The protesters hung placards on the fence of the college and dispersed. Observers said the presence of media at the protest suggested the demonstration was well planned and carried out with the intent of defaming the school.
Intensified fighting between government troops and the LTTE, bombings of civilian targets, abductions, killings and other atrocities have deepened the mistrust between the country’s majority Sinhalese and minority Tamil ethnic communities.
The divide is exacerbated daily by politicians and media using the conflict for their own ambitions, as well as by ordinary citizens taking the law into their own hands in acts of misguided patriotism.
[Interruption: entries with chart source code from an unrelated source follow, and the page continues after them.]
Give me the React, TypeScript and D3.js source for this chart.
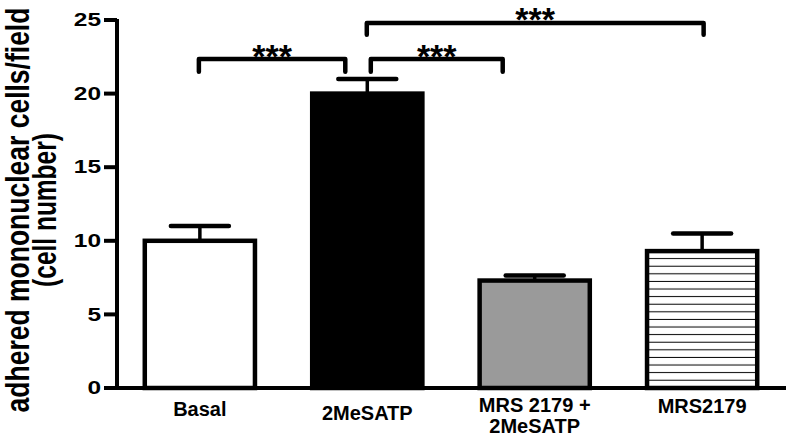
import React from "react";
import * as d3 from "d3";

const categories = ["Basal", "2MeSATP", "MRS 2179 +|2MeSATP", "MRS2179"];
const means = [10, 20, 7.3, 9.3];
const sems = [1, 1, 0.35, 1.2];
const fills = ["white", "black", "#9a9a9a", "url(#hstripes)"];
const yTicks = [0, 5, 10, 15, 20, 25];
const brackets = [
  { from: 0, to: 1, y: 22.35, leg: 0.87, label: "***" },
  { from: 1, to: 2, y: 22.35, leg: 0.87, label: "***" },
  { from: 1, to: 3, y: 24.8, leg: 0.8, label: "***" },
];
// pixel offsets for bracket ends relative to bar centres, and star baseline offsets (style)
const bracketOffsets = [
  [-1, -22],
  [3.5, -32],
  [-0.5, 1.5],
];
const starOffsets = [8.5, 8.5, 8.2];
const labelBaselines = [416, 420, 412, 413];

export default function App() {
  const W = 788, H = 440;
  const x = d3.scaleBand<string>().domain(categories).range([117, 785]).paddingInner(0.33).paddingOuter(0.16);
  const y = d3.scaleLinear().domain([0, 25]).range([388, 20]);
  const bw = x.bandwidth();
  const font = "'Liberation Sans', Arial, sans-serif";
  const stripeTop = y(means[3]);

  return (
    <svg width={W} height={H} style={{ position: "absolute", left: 0, top: 0, background: "white" }}>
      <defs>
        <pattern id="hstripes" patternUnits="userSpaceOnUse" x={0} y={stripeTop + 0.4} width={10} height={7.6}>
          <rect x={0} y={0} width={10} height={7.6} fill="white" />
          <rect x={0} y={6.6} width={10} height={2} fill="black" />
        </pattern>
      </defs>
      {/* bars */}
      {categories.map((c, i) => {
        const x0 = x(c)! + 1;
        const yt = y(means[i]);
        return (
          <rect key={c} x={x0} y={yt} width={bw - 2} height={y(0) - yt} fill={fills[i]} stroke="black" strokeWidth={4.5} />
        );
      })}
      {/* error bars */}
      {categories.map((c, i) => {
        const cx = x(c)! + bw / 2;
        const yt = y(means[i]);
        const ye = y(means[i] + sems[i]);
        return (
          <g key={c + "e"}>
            <line x1={cx} x2={cx} y1={yt} y2={ye} stroke="black" strokeWidth={3.5} />
            <line x1={cx - 29} x2={cx + 29} y1={ye} y2={ye} stroke="black" strokeWidth={4.5} strokeLinecap="round" />
          </g>
        );
      })}
      {/* axes */}
      <line x1={117} x2={117} y1={y(25) - 1} y2={y(0)} stroke="black" strokeWidth={4} />
      <line x1={104} x2={786} y1={y(0)} y2={y(0)} stroke="black" strokeWidth={4} />
      {yTicks.map((t) => (
        <g key={t}>
          <line x1={104} x2={117} y1={y(t)} y2={y(t)} stroke="black" strokeWidth={4} />
          <text
            transform={`translate(101,${y(t) + 6.2}) scale(1.4,1)`}
            textAnchor="end"
            fontFamily={font}
            fontWeight="bold"
            fontSize={17.5}
          >
            {t}
          </text>
        </g>
      ))}
      {/* y label */}
      <text transform={`translate(29,210) scale(1.22,1) rotate(-90)`} textAnchor="middle" fontFamily={font} fontWeight="bold" fontSize={26.5}>
        adhered mononuclear cells/field
      </text>
      <text transform={`translate(56,210) scale(1.35,1) rotate(-90)`} textAnchor="middle" fontFamily={font} fontWeight="bold" fontSize={24.5}>
        (cell number)
      </text>
      {/* x labels */}
      {categories.map((c, i) => {
        const cx = x(c)! + bw / 2;
        const lines = c.split("|");
        return (
          <text key={c + "l"} textAnchor="middle" fontFamily={font} fontWeight="bold" fontSize={20}>
            {lines.map((l, j) => (
              <tspan key={j} x={cx} y={labelBaselines[i] + j * 21}>
                {l}
              </tspan>
            ))}
          </text>
        );
      })}
      {/* significance brackets */}
      {brackets.map((b, i) => {
        const x1 = x(categories[b.from])! + bw / 2 + bracketOffsets[i][0];
        const x2 = x(categories[b.to])! + bw / 2 + bracketOffsets[i][1];
        const yb = y(b.y);
        const yl = y(b.y - b.leg);
        return (
          <g key={"b" + i}>
            <path
              d={`M${x1},${yl}V${yb}H${x2}V${yl}`}
              fill="none"
              stroke="black"
              strokeWidth={4.5}
              strokeLinecap="round"
              strokeLinejoin="round"
            />
            <text x={(x1 + x2) / 2} y={yb + starOffsets[i]} textAnchor="middle" fontFamily={font} fontWeight="bold" fontSize={34}>
              {b.label}
            </text>
          </g>
        );
      })}
    </svg>
  );
}
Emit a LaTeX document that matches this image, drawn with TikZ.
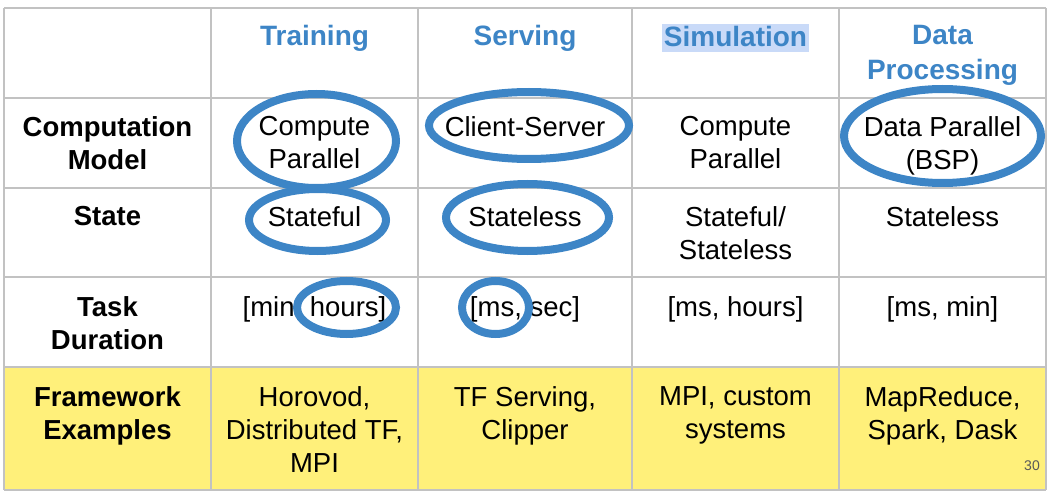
\documentclass[tikz,border=0pt]{standalone}
\usepackage{fontspec}
\setmainfont{Liberation Sans}
\definecolor{hdrblue}{HTML}{3D85C6}
\definecolor{gridgray}{HTML}{C2C2C2}
\definecolor{fwyellow}{HTML}{FFF07A}
\definecolor{hilite}{HTML}{C9DAF8}

\begin{document}
\begin{tikzpicture}[x=1pt,y=-1pt,
   cell/.style={anchor=north,inner sep=0pt,align=center,font=\fontsize{27.5}{33}\selectfont},
   rowlabel/.style={cell,font=\fontsize{27.5}{33}\selectfont\bfseries},
   colhead/.style={cell,text=hdrblue,font=\fontsize{28}{35}\selectfont\bfseries},
   circled/.style={draw=hdrblue,line width=8pt}]

\useasboundingbox (0,0) rectangle (1060,497);
\fill[fwyellow] (4,367) rectangle (1046,490);
\foreach \x in {4,211,418,632,839,1046} \draw[gridgray,line width=2pt] (\x,8) -- (\x,490);
\foreach \y in {8,98,188,277,367,490} \draw[gridgray,line width=2pt] (4,\y) -- (1046,\y);

% column heads
\node[colhead] (train) at (314.5,25) {Training};
\node[colhead] (serve) at (525,25) {Serving};
\node[colhead,fill=hilite,inner xsep=2pt,text height=22pt,text depth=6pt] (sim) at (735.5,24) {Simulation};
\node[colhead] (dproc) at (942.5,25) {Data\\Processing};

% row labels
\node[rowlabel] (comp) at (107.5,116) {Computation\\Model};
\node[rowlabel] (state) at (107.5,206) {State};
\node[rowlabel] (dur) at (107.5,296) {Task\\Duration};
\node[rowlabel] (fw) at (107.5,386) {Framework\\Examples};

% cells
\node[cell] (train-comp) at (314.5,116) {Compute\\Parallel};
\node[cell] (serve-comp) at (525,116) {Client-Server};
\node[cell] (sim-comp) at (735.5,116) {Compute\\Parallel};
\node[cell] (dproc-comp) at (942.5,116) {Data Parallel\\(BSP)};

\node[cell] (train-state) at (314.5,206) {Stateful};
\node[cell] (serve-state) at (525,206) {Stateless};
\node[cell] (sim-state) at (735.5,206) {Stateful/\\Stateless};
\node[cell] (dproc-state) at (942.5,206) {Stateless};

\node[cell] (train-dur) at (314.5,296) {[min, hours]};
\node[cell] (serve-dur) at (525,296) {[ms, sec]};
\node[cell] (sim-dur) at (735.5,296) {[ms, hours]};
\node[cell] (dproc-dur) at (942.5,296) {[ms, min]};

\node[cell] (train-fw) at (314.5,386) {Horovod,\\Distributed TF,\\MPI};
\node[cell] (serve-fw) at (525,386) {TF Serving,\\Clipper};
\node[cell] (sim-fw) at (735.5,386) {MPI, custom\\systems};
\node[cell] (dproc-fw) at (942.5,386) {MapReduce,\\Spark, Dask};

\node[anchor=base,inner sep=0pt,text=black!65,font=\fontsize{14}{16}\selectfont] (pagenum) at (1032,470) {30};

% hand-drawn rings
\draw[circled] (316.5,141) ellipse [x radius=79.5pt,y radius=47pt];
\draw[circled] (317.5,220) ellipse [x radius=68.5pt,y radius=31pt];
\draw[circled] (529,125.5) ellipse [x radius=100pt,y radius=33.5pt];
\draw[circled] (527.5,217.5) ellipse [x radius=81.5pt,y radius=33.5pt];
\draw[circled] (942.5,136) ellipse [x radius=98.5pt,y radius=47pt];
\draw[circled] (346.5,307.5) ellipse [x radius=49.5pt,y radius=26.5pt];
\draw[circled] (495.5,307.5) ellipse [x radius=33.5pt,y radius=26.5pt];

\end{tikzpicture}
\end{document}
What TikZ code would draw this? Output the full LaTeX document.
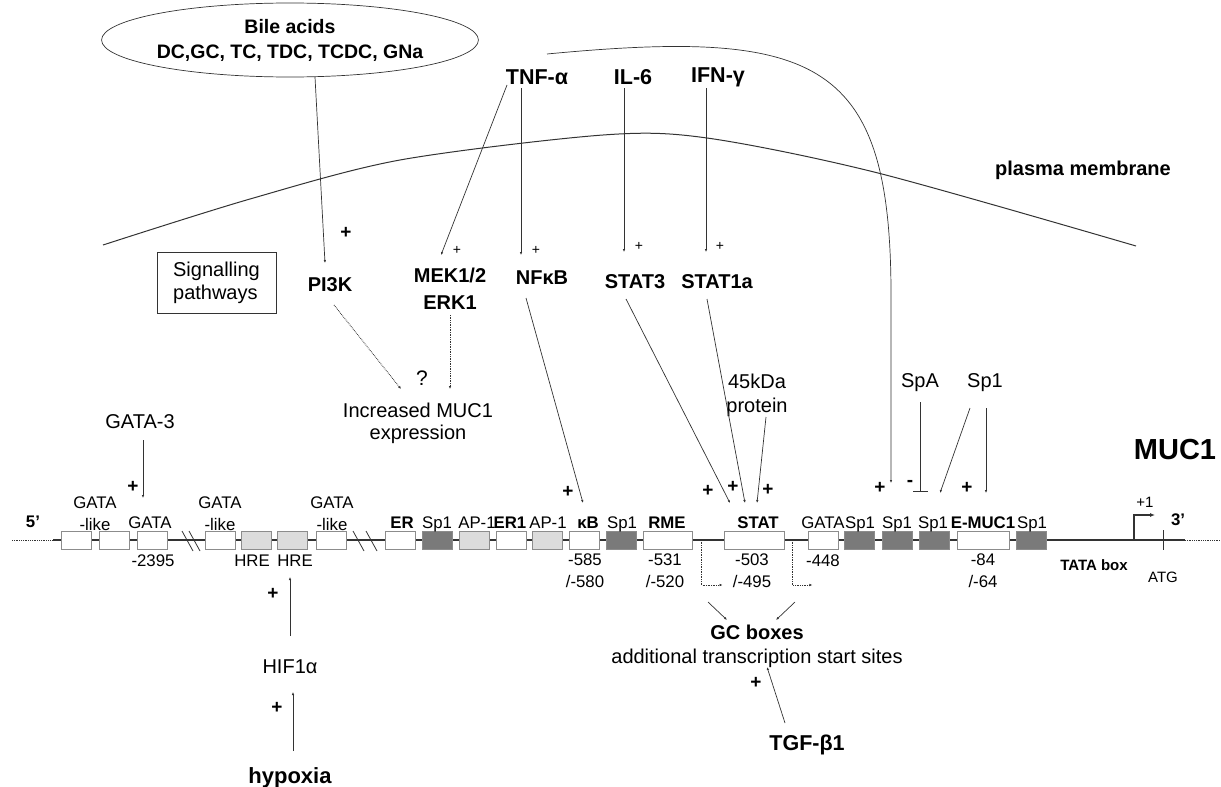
\documentclass[tikz,border=0pt]{standalone}
\usepackage{fontspec}
\setmainfont{Liberation Sans}
\usetikzlibrary{shapes}
\usetikzlibrary{arrows.meta}
\definecolor{darkbox}{HTML}{7A7A7A}
\definecolor{lightbox}{HTML}{DCDCDC}
\definecolor{boxline}{HTML}{8C8C8C}
\definecolor{linkgray}{HTML}{333333}

\begin{document}
\begin{tikzpicture}[x=1pt,y=-1pt,
	every node/.style={inner sep=0pt},
	txt/.style={font=\fontsize{16.8}{22}\selectfont},
	btxt/.style={font=\fontsize{16.8}{22}\selectfont\bfseries},
	mid/.style={font=\fontsize{20}{22}\selectfont},
	bmid/.style={font=\fontsize{20}{27}\selectfont\bfseries},
	big/.style={font=\fontsize{21.5}{24}\selectfont\bfseries},
	plus/.style={font=\fontsize{19}{20}\selectfont\bfseries},
	smallplus/.style={font=\fontsize{14}{16}\selectfont},
	box/.style={draw=boxline,line width=0.8pt,minimum height=18,minimum width=30},
	link/.style={draw=linkgray,line width=0.7pt,-{Latex[length=3pt,width=2.5pt]}},
	hint/.style={link,densely dotted,line width=0.9pt}]
		\useasboundingbox (0,0) rectangle (1221,787);
		\draw[line width=1pt,linkgray] plot[smooth] coordinates {(103,245) (250,199) (400,160) (603,135) (707,138) (878,173) (1136,246)};
		\node[bmid] (pm) at (1083,170) {plasma membrane};
		\node[ellipse,draw=linkgray,line width=0.7pt,minimum width=336,minimum height=74,align=center,font=\fontsize{19.5}{25}\selectfont\bfseries] (bile) at (290,40) {Bile acids\\DC,GC, TC, TDC, TCDC, GNa};
		\node[big] (tnf) at (537,77) {TNF-α};
		\node[big] (il6) at (633,77) {IL-6};
		\node[big] (ifn) at (718,77) {IFN-γ};
		\node[draw=linkgray,line width=0.7pt,minimum width=119,minimum height=61,align=left,font=\fontsize{20}{23}\selectfont] (sig) at (216.5,282.5) {Signalling\\pathways};
		\node[bmid] (pi3k) at (330,285) {PI3K};
		\node[bmid,align=center] (mek) at (450,289) {MEK1/2\\ERK1};
		\node[bmid] (nfkb) at (542,278) {NFκB};
		\node[bmid] (stat3) at (635,282) {STAT3};
		\node[bmid] (stat1) at (717,282) {STAT1a};
		\node[mid,font=\fontsize{21}{22}\selectfont] (qm) at (422,378) {?};
		\node[mid,align=center] (incr) at (418,423) {Increased MUC1\\expression};
		\node[mid,align=center,font=\fontsize{20}{24}\selectfont] (kda) at (757,395) {45kDa\\protein};
		\node[mid] (gata3) at (140,422) {GATA-3};
		\node[mid] (spa) at (920,383) {SpA};
		\node[mid] (sp1t) at (985,383) {Sp1};
		\node[font=\fontsize{29}{30}\selectfont\bfseries] (muc1) at (1175,450) {MUC1};
		\foreach \n/\px/\py in {pa/346/233,pb/133/487,pc/568/492,pd/708/491,pe/733/487,pf/768/490,pg/880/488,ph/967/488,pi/273/594,pj/277/708,pk/756/683}
			\node[plus] (\n) at (\px,\py) {+};
		\foreach \n/\px/\py in {sa/457/250,sb/536/250,sc/639/246,sd/720/246}
			\node[smallplus] (\n) at (\px,\py) {+};
		\node[plus] (mi) at (910,483) {-};
		\draw[line width=0.8pt,densely dotted,linkgray] (12,540) -- (53,540) (1185,540) -- (1221,540);
		\draw[line width=1.3pt,linkgray] (53,540) -- (1185,540);
		\draw[line width=0.8pt,linkgray] (182,531) -- (193,551) (189,531) -- (200,551) (353,531) -- (364,551) (366,531) -- (377,551);
		\foreach \n/\cx/\w/\f in {1/76/30/white,2/114/30/white,3/152/30/white,4/220/30/white,5/256/30/lightbox,6/292/30/lightbox,7/331/30/white,8/400/30/white,9/437/30/darkbox,10/474/30/lightbox,11/511/30/white,12/547/30/lightbox,13/584/30/white,14/621/30/darkbox,15/667.5/49/white,16/754/60/white,17/823/30/white,18/859/30/darkbox,19/897/30/darkbox,20/934/30/darkbox,21/983/52/white,22/1031/30/darkbox}
			\node[box,fill=\f,minimum width=\w] (b\n) at (\cx,540) {};
		\node[btxt] (five) at (33,522) {5'};
		\node[btxt] (three) at (1178,520) {3'};
		\node[txt,align=center] (lga) at (95,514) {GATA\\-like};
		\node[txt,align=center] (lgb) at (220,514) {GATA\\-like};
		\node[txt,align=center] (lgc) at (332,514) {GATA\\-like};
		\foreach \n/\lx/\t in {lg/150/GATA,lspa/437/Sp1,lapa/477/AP-1,lapb/548/AP-1,lspb/622/Sp1,lgata/823/GATA,lspc/860/Sp1,lspd/897/Sp1,lspe/933/Sp1,lspf/1032/Sp1}
			\node[txt,anchor=base] (\n) at (\lx,528) {\t};
		\foreach \n/\lx/\t in {ler/402/ER,lera/510/ER1,lkb/588/κB,lrme/667/RME,lstat/758/STAT,lemuc/983/E-MUC1}
			\node[btxt,anchor=base] (\n) at (\lx,528) {\t};
		\node[txt,anchor=base] (na) at (153,566) {-2395};
		\node[txt,anchor=base] (hrea) at (252,566) {HRE};
		\node[txt,anchor=base] (hreb) at (295,566) {HRE};
		\node[txt,align=center] (nb) at (585,571) {-585\\/-580};
		\node[txt,align=center] (nc) at (665,571) {-531\\/-520};
		\node[txt,align=center] (nd) at (752,571) {-503\\/-495};
		\node[txt,anchor=base] (ne) at (823,566) {-448};
		\node[txt,align=center] (nf) at (983,571) {-84\\/-64};
		\node[font=\fontsize{15}{16}\selectfont\bfseries,anchor=base] (tata) at (1094,570) {TATA box};
		\node[font=\fontsize{15}{16}\selectfont,anchor=base] (atg) at (1163,582) {ATG};
		\node[font=\fontsize{15}{16}\selectfont] (one) at (1145,502) {+1};
		\node[mid] (hif) at (290,667) {HIF1α};
		\node[font=\fontsize{22}{24}\selectfont\bfseries,anchor=base] (hypo) at (290,783) {hypoxia};
		\node[font=\fontsize{20}{22}\selectfont\bfseries] (gc) at (757,632) {GC boxes};
		\node[mid,anchor=base] (addl) at (757,663) {additional transcription start sites};
		\node[big] (tgf) at (807,745) {TGF-β1};
		\draw[link] ([shift={(25,37)}]bile.center) -- ([shift={(-5,-22)}]pi3k.center);
		\draw[link] ([shift={(-30,8)}]tnf.center) -- ([shift={(-9,-34)}]mek.center);
		\draw[link] ([shift={(-16,11)}]tnf.center) -- ([shift={(-21,-23)}]nfkb.center);
		\draw[link] ([shift={(-9,11)}]il6.center) -- ([shift={(-11,-30)}]stat3.center);
		\draw[link] ([shift={(-12,11)}]ifn.center) -- ([shift={(-11,-30)}]stat1.center);
		\draw[link] ([shift={(10,-23)}]tnf.center) .. controls (820,28) and (892,60) .. (891,300) -- ([shift={(-6,-57)}]b19.center);
		\draw[hint] ([shift={(4,20)}]pi3k.center) -- ([shift={(-17,-34)}]incr.center);
		\draw[hint] ([shift={(0,26)}]mek.center) -- ([shift={(32,-34)}]incr.center);
		\draw[link] ([shift={(3,18)}]gata3.center) -- ([shift={(-9,-42)}]b3.center);
		\draw[link] ([shift={(-16,20)}]nfkb.center) -- ([shift={(-1,-37)}]b13.center);
		\draw[link] ([shift={(-9,17)}]stat3.center) -- ([shift={(-24,-37)}]b16.center);
		\draw[link] ([shift={(-10,17)}]stat1.center) -- ([shift={(-9,-37)}]b16.center);
		\draw[link] ([shift={(9,22)}]kda.center) -- ([shift={(3,-37)}]b16.center);
		\draw[link,-{Bar[width=15pt]}] ([shift={(0,19)}]spa.center) -- ([shift={(-14,-48)}]b20.center);
		\draw[link] ([shift={(-15,25)}]sp1t.center) -- ([shift={(6,-47)}]b20.center);
		\draw[link] ([shift={(1,25)}]sp1t.center) -- ([shift={(3,-47)}]b21.center);
		\draw[link] ([shift={(0,-31)}]hif.center) -- ([shift={(-2,37)}]b6.center);
		\draw[link] ([shift={(3,-32)}]hypo.base) -- ([shift={(3,25)}]hif.center);
		\draw[hint] ([shift={(-22,0)}]b16.west) -- ++(0,45) -- ++(21,0);
		\draw[hint] ([shift={(8,0)}]b16.east) -- ++(0,45) -- ++(20,0);
		\draw[link] ([shift={(-49,-30)}]gc.center) -- ([shift={(-30,-12)}]gc.center);
		\draw[link] ([shift={(38,-30)}]gc.center) -- ([shift={(19,-12)}]gc.center);
		\draw[link] ([shift={(-22,-22)}]tgf.center) -- ([shift={(10,4)}]addl.base);
		\coordinate (tss) at (1134,540);
		\draw[line width=1.1pt,linkgray,-{Latex[length=5pt,width=4pt]}] (tss) -- ++(0,-25) -- ++(21,0);
		\draw[line width=1pt,linkgray] (1163,530) -- (1163,550);
\end{tikzpicture}
\end{document}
Anti-Christian elements also strategically exploit the conflict to provoke and justify violence against Christians.
Pastors, Families Threatened
Pastor Wasantha Bandara, 28, who serves a small congregation of H.B.I. Ministries in Udugama village in the Galle district (Southern Province), and his family experienced the cruel reality of this phenomenon on March 2.
“For over two hours, a crowd of more than 200 villagers including Buddhist clergy and temple officials surrounded our home and threatened us to leave the village or face death,” Pastor Bandara said.
Referring to the ethnic identity of the pastor’s 24-year-old wife, who is Tamil, and the minority Tamil congregation he ministers to, the mob suggested that if he did not comply, there could be accusations of complicity in terrorist activities against him and the church.
“It is too dangerous for them to stay on,” said a senior pastor of the church. “This is not the first threat they received.” In February, he said, three men walked into the church Sunday school armed with clubs and threatened Pastor Bandara.
The pastor, his wife, their 11-month-old baby, 3-year-old son and the wife’s grandmother, who lived in the house, have been evacuated to a safe location.
A few hours after the mob threatened Pastor Bandara, many miles away in the remote, northern district of Mulaitivu, a pastor who goes by a single name, Suganthan, and his family experienced a terrifying brush with death.
Pastor Suganthan, his wife, their child and two others were asleep inside his church, Zion Mount Prayer House, during the early morning hours of March 3 when the building was set on fire.
Woken by the noise and heat of the flames, the family escaped the fire.
Godfrey Yogarajah, general secretary of the National Christian Evangelical Alliance of Sri Lanka, said all citizens of the country have a right to live without fear of being attacked or harassed because of their religious beliefs or ethnicity.
“It is our hope and prayer that justice will prevail, and Christians in this country will be free to worship and practice their faith unhindered by violent elements,” he said.